AIM: Write out each line of the listing as it stands, without the images.
════════════════
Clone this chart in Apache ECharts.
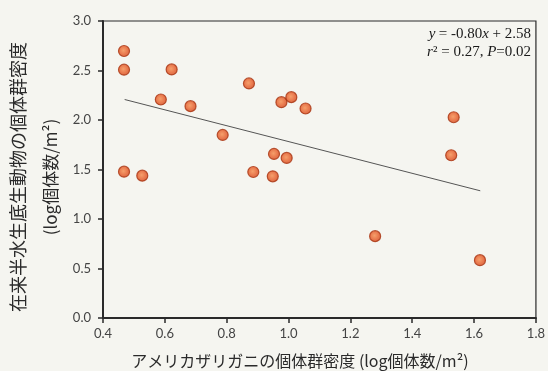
<!DOCTYPE html>
<html>
<head>
<meta charset="utf-8">
<script src="https://cdn.jsdelivr.net/npm/echarts@6/dist/echarts.min.js"></script>
<style>
html,body{margin:0;padding:0;background:#f5f5f0;}
#c{width:548px;height:371px;}
</style>
</head>
<body>
<div id="c"></div>
<script>
// Data
const crayfishDensity = [0.468, 0.468, 0.468, 0.527, 0.587, 0.622, 0.683, 0.787, 0.872, 0.886, 0.949, 0.953, 0.977, 0.994, 1.009, 1.055, 1.280, 1.526, 1.534, 1.619];
const nativeDensity  = [2.697, 2.508, 1.478, 1.438, 2.207, 2.511, 2.140, 1.849, 2.369, 1.475, 1.431, 1.657, 2.180, 1.617, 2.231, 2.116, 0.827, 1.644, 2.028, 0.584];
const trendX = [0.47, 1.62];
const trendY = [2.207, 1.285];
const xTicks = ['0.4','0.6','0.8','1.0','1.2','1.4','1.6','1.8'];
const yTicks = ['0.0','0.5','1.0','1.5','2.0','2.5','3.0'];
const xTitle = 'アメリカザリガニの個体群密度 (log個体数/m²)';
const yTitle1 = '在来半水生底生動物の個体群密度';
const yTitle2 = '(log個体数/m²)';

const chart = echarts.init(document.getElementById('c'), null, {renderer:'canvas'});
const pts = crayfishDensity.map((x,i)=>[x, nativeDensity[i]]);
const tickFont = {fontFamily:'Lato, "Open Sans", sans-serif', fontSize:13, color:'#444'};
const serif = '"Liberation Serif", serif';

chart.setOption({
  backgroundColor:'#f5f5f0',
  animation:false,
  grid:{left:103, right:11, top:21, bottom:53, show:true, borderColor:'#2a2a2a', borderWidth:1.2, backgroundColor:'transparent'},
  xAxis:{
    type:'value', min:0.4, max:1.8, interval:0.2,
    axisLine:{show:true, lineStyle:{color:'#2a2a2a', width:2}},
    axisTick:{show:true, inside:false, length:5, lineStyle:{color:'#2a2a2a', width:1.5}},
    splitLine:{show:false},
    axisLabel:Object.assign({margin:9, formatter:(v)=>xTicks[Math.round((v-0.4)/0.2)]}, tickFont)
  },
  yAxis:{
    type:'value', min:0, max:3, interval:0.5,
    axisLine:{show:true, lineStyle:{color:'#2a2a2a', width:2}},
    axisTick:{show:true, inside:false, length:5, lineStyle:{color:'#2a2a2a', width:1.5}},
    splitLine:{show:false},
    axisLabel:Object.assign({margin:12, formatter:(v)=>yTicks[Math.round(v/0.5)]}, tickFont)
  },
  series:[
    {
      type:'line', data:trendX.map((x,i)=>[x,trendY[i]]), symbol:'none',
      lineStyle:{color:'#555', width:1}, z:2
    },
    {
      type:'scatter', data:pts, symbolSize:11, z:3,
      itemStyle:{
        color:new echarts.graphic.RadialGradient(0.45,0.45,0.6,[
          {offset:0,color:'#f58a4a'},{offset:0.55,color:'#e65a26'},{offset:1,color:'#cc4218'}]),
        borderColor:'#a8320f', borderWidth:1.2
      }
    }
  ],
  graphic:[
    {type:'text', right:17, top:27, style:{
      text:'{i|y} {n|= -0.80}{i|x}{n| + 2.58}',
      rich:{i:{fontFamily:serif, fontStyle:'italic', fontSize:15, fill:'#1a1a1a'}, n:{fontFamily:serif, fontSize:15, fill:'#1a1a1a'}},
      textAlign:'right'}},
    {type:'text', right:17, top:45, style:{
      text:'{i|r}{n|² = 0.27, }{i|P}{n|=0.02}',
      rich:{i:{fontFamily:serif, fontStyle:'italic', fontSize:15, fill:'#1a1a1a'}, n:{fontFamily:serif, fontSize:15, fill:'#1a1a1a'}},
      textAlign:'right'}},
    {type:'text', x:300, y:361, style:{text:xTitle, font:'16px "Noto Sans CJK JP", sans-serif', fill:'#2a2a2a', textAlign:'center', textVerticalAlign:'middle'}},
    {type:'text', x:18, y:177, rotation:Math.PI/2, style:{text:yTitle1, font:'18px "Noto Sans CJK JP", sans-serif', fill:'#2a2a2a', textAlign:'center', textVerticalAlign:'middle'}},
    {type:'text', x:51, y:177, rotation:Math.PI/2, style:{text:yTitle2, font:'17px "Noto Sans CJK JP", sans-serif', fill:'#2a2a2a', textAlign:'center', textVerticalAlign:'middle'}}
  ]
});
</script>
</body>
</html>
════════════════
SOLVED PROBLEM:
Clone this chart in Apache ECharts.
<!DOCTYPE html>
<html>
<head>
<meta charset="utf-8">
<script src="https://cdn.jsdelivr.net/npm/echarts@6/dist/echarts.min.js"></script>
<style>
html,body{margin:0;padding:0;background:#f5f5f0;}
#c{width:548px;height:371px;}
</style>
</head>
<body>
<div id="c"></div>
<script>
// Data
const crayfishDensity = [0.468, 0.468, 0.468, 0.527, 0.587, 0.622, 0.683, 0.787, 0.872, 0.886, 0.949, 0.953, 0.977, 0.994, 1.009, 1.055, 1.280, 1.526, 1.534, 1.619];
const nativeDensity  = [2.697, 2.508, 1.478, 1.438, 2.207, 2.511, 2.140, 1.849, 2.369, 1.475, 1.431, 1.657, 2.180, 1.617, 2.231, 2.116, 0.827, 1.644, 2.028, 0.584];
const trendX = [0.47, 1.62];
const trendY = [2.207, 1.285];
const xTicks = ['0.4','0.6','0.8','1.0','1.2','1.4','1.6','1.8'];
const yTicks = ['0.0','0.5','1.0','1.5','2.0','2.5','3.0'];
const xTitle = 'アメリカザリガニの個体群密度 (log個体数/m²)';
const yTitle1 = '在来半水生底生動物の個体群密度';
const yTitle2 = '(log個体数/m²)';

const chart = echarts.init(document.getElementById('c'), null, {renderer:'canvas'});
const pts = crayfishDensity.map((x,i)=>[x, nativeDensity[i]]);
const tickFont = {fontFamily:'Lato, "Open Sans", sans-serif', fontSize:13, color:'#444'};
const serif = '"Liberation Serif", serif';

chart.setOption({
  backgroundColor:'#f5f5f0',
  animation:false,
  grid:{left:103, right:11, top:21, bottom:53, show:true, borderColor:'#2a2a2a', borderWidth:1.2, backgroundColor:'transparent'},
  xAxis:{
    type:'value', min:0.4, max:1.8, interval:0.2,
    axisLine:{show:true, lineStyle:{color:'#2a2a2a', width:2}},
    axisTick:{show:true, inside:false, length:5, lineStyle:{color:'#2a2a2a', width:1.5}},
    splitLine:{show:false},
    axisLabel:Object.assign({margin:9, formatter:(v)=>xTicks[Math.round((v-0.4)/0.2)]}, tickFont)
  },
  yAxis:{
    type:'value', min:0, max:3, interval:0.5,
    axisLine:{show:true, lineStyle:{color:'#2a2a2a', width:2}},
    axisTick:{show:true, inside:false, length:5, lineStyle:{color:'#2a2a2a', width:1.5}},
    splitLine:{show:false},
    axisLabel:Object.assign({margin:12, formatter:(v)=>yTicks[Math.round(v/0.5)]}, tickFont)
  },
  series:[
    {
      type:'line', data:trendX.map((x,i)=>[x,trendY[i]]), symbol:'none',
      lineStyle:{color:'#555', width:1}, z:2
    },
    {
      type:'scatter', data:pts, symbolSize:11, z:3,
      itemStyle:{
        color:new echarts.graphic.RadialGradient(0.45,0.45,0.6,[
          {offset:0,color:'#f58a4a'},{offset:0.55,color:'#e65a26'},{offset:1,color:'#cc4218'}]),
        borderColor:'#a8320f', borderWidth:1.2
      }
    }
  ],
  graphic:[
    {type:'text', right:17, top:27, style:{
      text:'{i|y} {n|= -0.80}{i|x}{n| + 2.58}',
      rich:{i:{fontFamily:serif, fontStyle:'italic', fontSize:15, fill:'#1a1a1a'}, n:{fontFamily:serif, fontSize:15, fill:'#1a1a1a'}},
      textAlign:'right'}},
    {type:'text', right:17, top:45, style:{
      text:'{i|r}{n|² = 0.27, }{i|P}{n|=0.02}',
      rich:{i:{fontFamily:serif, fontStyle:'italic', fontSize:15, fill:'#1a1a1a'}, n:{fontFamily:serif, fontSize:15, fill:'#1a1a1a'}},
      textAlign:'right'}},
    {type:'text', x:300, y:361, style:{text:xTitle, font:'16px "Noto Sans CJK JP", sans-serif', fill:'#2a2a2a', textAlign:'center', textVerticalAlign:'middle'}},
    {type:'text', x:18, y:177, rotation:Math.PI/2, style:{text:yTitle1, font:'18px "Noto Sans CJK JP", sans-serif', fill:'#2a2a2a', textAlign:'center', textVerticalAlign:'middle'}},
    {type:'text', x:51, y:177, rotation:Math.PI/2, style:{text:yTitle2, font:'17px "Noto Sans CJK JP", sans-serif', fill:'#2a2a2a', textAlign:'center', textVerticalAlign:'middle'}}
  ]
});
</script>
</body>
</html>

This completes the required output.